Abudu earned an MBA from the Thunderbird School of Global Management in Glendale, Arizona. She also holds a bachelor's degree in marketing and public relations from the University of Wyoming. In 2025, she completed the Business of Entertainment, Media, and Sports executive education program at Harvard Business School.

== Professional life ==
Abudu has a diverse professional background, having worked for organizations including Anap Jets, Polo Luxury, Louis Vuitton, White & Case LLP, The Walt Disney Company, and The Clorox Company.

During her time at the NBA, she led the league's basketball and business development initiatives to expand the presence of basketball and the NBA in Nigeria. She was the youngest and also the only black woman to run a league office. In 2022, Sports Illustrated named her as one of the "100 Most Influential Black Women in Sports in the World". She was also named as one of ISPO's 30 Female Changemakers Shaping the Future of Sports.

In 2024, Abudu was appointed a Senior Fellow at the Atlantic Council’s Africa Center, a Washington D.C.–based think tank focused on global policy and international affairs. In this role, she contributes to strategic dialogues on Africa’s global positioning, cultural influence, and economic development. In 2025, Abudu was listed as one of the Top 10 Black Women Leading in Sports by BlackEnterprise Magazine.

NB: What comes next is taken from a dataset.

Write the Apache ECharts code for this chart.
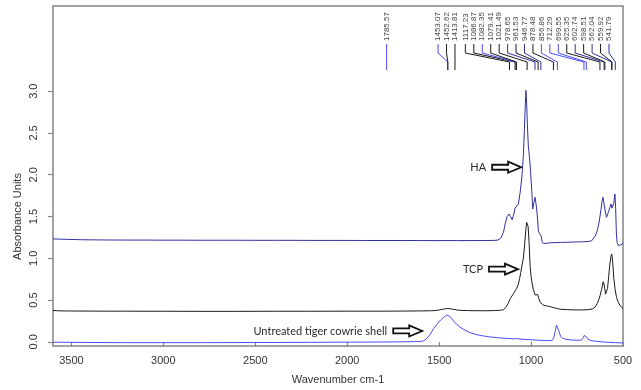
<!DOCTYPE html>
<html>
<head>
<meta charset="utf-8">
<script src="https://cdn.jsdelivr.net/npm/echarts@6/dist/echarts.min.js"></script>
<style>
  html, body { margin: 0; padding: 0; background: #fff; }
  #chart { width: 641px; height: 390px; }
</style>
</head>
<body>
<div id="chart"></div>
<script>
// spectra: [wavenumber, absorbance]
var haSpectrum = [
  [3600,1.232],[3560,1.229],[3520,1.226],[3480,1.224],[3440,1.222],[3400,1.221],[3300,1.219],[3200,1.218],
  [3100,1.218],[3000,1.217],[2900,1.217],[2800,1.216],[2700,1.216],[2600,1.216],[2500,1.215],[2400,1.215],
  [2300,1.215],[2200,1.214],[2100,1.214],[2000,1.214],[1900,1.213],[1800,1.213],[1700,1.213],[1600,1.212],
  [1500,1.212],[1400,1.212],[1300,1.212],[1250,1.213],[1200,1.214],[1180,1.218],[1165,1.24],[1150,1.31],
  [1140,1.42],[1130,1.5],[1120,1.53],[1112,1.5],[1103,1.46],[1095,1.52],[1087,1.6],[1078,1.61],[1069,1.65],
  [1060,1.78],[1051,1.95],[1042,2.22],[1036,2.55],[1032,2.8],[1028,3.01],[1024,2.85],[1020,2.6],[1015,2.35],
  [1009,2.22],[1003,2.05],[996,1.8],[991,1.59],[985,1.66],[978,1.73],[973,1.65],[969,1.58],[964,1.45],
  [960,1.32],[955,1.32],[950,1.33],[946,1.27],[940,1.2],[933,1.175],[925,1.18],[900,1.185],[870,1.187],
  [840,1.19],[800,1.192],[760,1.195],[720,1.198],[690,1.2],[670,1.21],[660,1.23],[650,1.27],[640,1.33],
  [630,1.43],[620,1.58],[614,1.68],[609,1.73],[604,1.66],[598,1.58],[590,1.49],[585,1.5],[578,1.56],
  [571,1.61],[565,1.65],[560,1.6],[556,1.58],[550,1.66],[544,1.77],[540,1.6],[536,1.3],[532,1.19],
  [526,1.155],[518,1.15],[510,1.16],[500,1.185]
];
var tcpSpectrum = [
  [3600,0.376],[3580,0.372],[3550,0.37],[3500,0.369],[3400,0.368],[3300,0.367],[3200,0.367],[3100,0.366],
  [3000,0.366],[2800,0.365],[2600,0.365],[2400,0.366],[2200,0.366],[2000,0.367],[1800,0.367],[1700,0.368],
  [1600,0.37],[1540,0.372],[1510,0.377],[1485,0.388],[1465,0.396],[1452,0.4],[1440,0.395],[1420,0.388],
  [1400,0.38],[1370,0.375],[1340,0.374],[1300,0.372],[1250,0.372],[1200,0.374],[1165,0.378],[1150,0.385],
  [1138,0.41],[1125,0.46],[1112,0.52],[1105,0.54],[1095,0.58],[1087,0.6],[1078,0.64],[1069,0.69],
  [1062,0.76],[1056,0.83],[1049,0.92],[1042,1.0],[1035,1.16],[1029,1.33],[1024,1.43],[1020,1.45],
  [1016,1.38],[1011,1.2],[1005,0.9],[1000,0.78],[996,0.72],[988,0.63],[978,0.56],[970,0.55],[964,0.565],
  [958,0.52],[950,0.47],[942,0.45],[930,0.435],[915,0.43],[895,0.42],[879,0.41],[860,0.4],[842,0.39],
  [800,0.385],[760,0.382],[720,0.382],[690,0.385],[665,0.395],[650,0.42],[640,0.46],[634,0.49],[625,0.55],
  [616,0.63],[608,0.72],[602,0.68],[595,0.57],[590,0.56],[584,0.64],[578,0.78],[572,0.92],[566,1.02],
  [561,1.05],[556,0.95],[550,0.76],[543,0.63],[535,0.53],[525,0.47],[515,0.43],[505,0.41],[500,0.4]
];
var shellSpectrum = [
  [3600,-0.004],[3500,-0.006],[3400,-0.008],[3200,-0.01],[3000,-0.01],[2800,-0.01],[2600,-0.009],
  [2400,-0.008],[2200,-0.006],[2000,-0.004],[1900,-0.003],[1800,-0.002],[1700,0.0],[1640,0.002],
  [1600,0.005],[1585,0.012],[1570,0.035],[1550,0.085],[1531,0.155],[1510,0.215],[1490,0.265],[1472,0.3],
  [1460,0.318],[1453,0.32],[1445,0.31],[1432,0.28],[1422,0.25],[1405,0.21],[1386,0.175],[1360,0.14],
  [1332,0.11],[1300,0.088],[1259,0.07],[1220,0.058],[1168,0.046],[1120,0.04],[1095,0.036],[1087,0.052],
  [1080,0.04],[1060,0.033],[1000,0.025],[950,0.018],[900,0.014],[885,0.018],[876,0.05],[868,0.13],
  [862,0.2],[858,0.215],[853,0.19],[847,0.12],[840,0.07],[830,0.045],[810,0.03],[780,0.022],[740,0.018],
  [725,0.022],[716,0.05],[712,0.075],[706,0.06],[700,0.062],[694,0.04],[685,0.022],[660,0.01],[620,0.0],
  [580,-0.006],[540,-0.01],[500,-0.014]
];

var xTicks = [500, 1000, 1500, 2000, 2500, 3000, 3500];
var yTicks = [0, 0.5, 1, 1.5, 2, 2.5, 3];

// picked peaks (label text, position, spectrum)
var peakNames = ['1785.57','1453.07','1452.62','1413.81','1117.23','1086.87','1082.35','1079.41','1021.49',
  '978.65','961.53','946.77','878.48','856.86','712.29','699.55','625.35','602.74','598.51','562.04',
  '559.92','541.79'];
var peakWaves = [1785.57,1453.07,1452.62,1413.81,1117.23,1086.87,1082.35,1079.41,1021.49,978.65,961.53,
  946.77,878.48,856.86,712.29,699.55,625.35,602.74,598.51,562.04,559.92,541.79];
var peakOwner = ['shell','shell','tcp','tcp','tcp','tcp','shell','tcp','tcp','ha','tcp','ha','tcp','shell',
  'shell','shell','tcp','ha','tcp','ha','tcp','ha'];

// arrow notes: text and arrow tip [wavenumber, absorbance]
var noteTexts = ['HA', 'TCP', 'Untreated tiger cowrie shell'];
var noteTips = [[1054, 2.09], [1071, 0.87], [1592, 0.13]];

var colors = { ha: '#30309e', tcp: '#1a1a1a', shell: '#4b4bff' };
var axisGray = '#858585';
var textColor = '#333';
var font = 'Liberation Sans, Arial, sans-serif';

var chart = echarts.init(document.getElementById('chart'));

function lineSeries(name, data, color) {
  return {
    name: name,
    type: 'line',
    data: data,
    showSymbol: false,
    silent: true,
    lineStyle: { color: color, width: 1 },
    itemStyle: { color: color }
  };
}

chart.setOption({
  animation: false,
  grid: { left: 53, right: 18, top: 6, bottom: 43, show: true, borderColor: axisGray, borderWidth: 1.5 },
  xAxis: {
    type: 'value', inverse: true, min: 500, max: 3600,
    name: 'Wavenumber cm-1', nameLocation: 'middle', nameGap: 28,
    nameTextStyle: { color: textColor, fontSize: 11, fontFamily: font },
    axisLine: { show: false },
    axisTick: { show: true, length: 5, customValues: xTicks, lineStyle: { color: axisGray, width: 1.2 } },
    axisLabel: {
      customValues: xTicks, color: textColor, fontSize: 11, fontFamily: font, margin: 9,
      formatter: function (v) { return String(v); }
    },
    splitLine: { show: false }
  },
  yAxis: {
    type: 'value', min: -0.05, max: 4.02,
    axisLine: { show: false },
    axisTick: { show: true, length: 5, customValues: yTicks, lineStyle: { color: axisGray, width: 1.2 } },
    axisLabel: {
      customValues: yTicks, rotate: 90, color: textColor, fontSize: 11, fontFamily: font, margin: 14,
      formatter: function (v) { return v.toFixed(1); }
    },
    splitLine: { show: false }
  },
  series: [
    lineSeries('Untreated tiger cowrie shell', shellSpectrum, colors.shell),
    lineSeries('TCP', tcpSpectrum, colors.tcp),
    lineSeries('HA', haSpectrum, colors.ha)
  ]
});

function toPx(w, a) { return chart.convertToPixel({ gridIndex: 0 }, [w, a]); }

var graphics = [];
var gridTop = 6;
var gridRight = 641 - 18;

// y axis title centred on the tick range
var yTop = toPx(3600, yTicks[yTicks.length - 1])[1];
var yBot = toPx(3600, yTicks[0])[1];
graphics.push({
  type: 'text', x: 18, y: (yTop + yBot) / 2, rotation: Math.PI / 2,
  style: { text: 'Absorbance Units', fill: textColor, fontSize: 11, fontFamily: font, align: 'center', verticalAlign: 'middle' }
});

// peak labels, spread so they do not overlap
var spacing = 8.45;
var targets = peakWaves.map(function (w) { return toPx(w, 0)[0]; });
var labelX = targets.slice();
var n = targets.length;
labelX[n - 1] = Math.min(targets[n - 1], gridRight - 14);
for (var i = n - 2; i >= 0; i--) {
  labelX[i] = Math.min(targets[i], labelX[i + 1] - spacing);
}
for (var j = 0; j < n; j++) {
  graphics.push({
    type: 'text', x: labelX[j], y: gridTop + 35, rotation: Math.PI / 2,
    style: { text: peakNames[j], fill: '#444', fontSize: 8, fontFamily: font, align: 'left', verticalAlign: 'middle' }
  });
  graphics.push({
    type: 'polyline',
    shape: { points: [[labelX[j], gridTop + 38], [labelX[j], gridTop + 47], [targets[j], gridTop + 56], [targets[j], gridTop + 64]] },
    style: { stroke: colors[peakOwner[j]], lineWidth: 1, fill: null }
  });
}

// block arrows with notes
noteTexts.forEach(function (t, k) {
  var p = toPx(noteTips[k][0], noteTips[k][1]);
  var tx = p[0], ty = p[1];
  graphics.push({
    type: 'polygon',
    shape: { points: [[tx - 29, ty - 2.5], [tx - 13, ty - 2.5], [tx - 13, ty - 5.5], [tx, ty], [tx - 13, ty + 5.5], [tx - 13, ty + 2.5], [tx - 29, ty + 2.5]] },
    style: { fill: '#fff', stroke: '#111', lineWidth: 1.8 }
  });
  graphics.push({
    type: 'text', x: tx - 35, y: ty,
    style: { text: t, fill: '#2a2a2a', fontSize: 11, fontFamily: 'Lato, Liberation Sans, sans-serif', align: 'right', verticalAlign: 'middle' }
  });
});

chart.setOption({ graphic: graphics });

window.addEventListener('resize', function () { chart.resize(); });
</script>
</body>
</html>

== Social activism and philanthropy ==

Abudu is a social activist and philanthropist. She founded the BMGA Foundation, where she serves as a non-executive board member. This non-governmental organization is committed to promoting gender equity in the African business environment by empowering women for the future of work. Her work in philanthropy led to her recognition as one of the Most Influential People of African Descent (MIPAD) Global top 100 under 40, particularly in the category of activism and humanitarian efforts. Abudu's philanthropic endeavors include the BMGA Fellows Program, a social impact initiative designed to bridge the gender skills gap.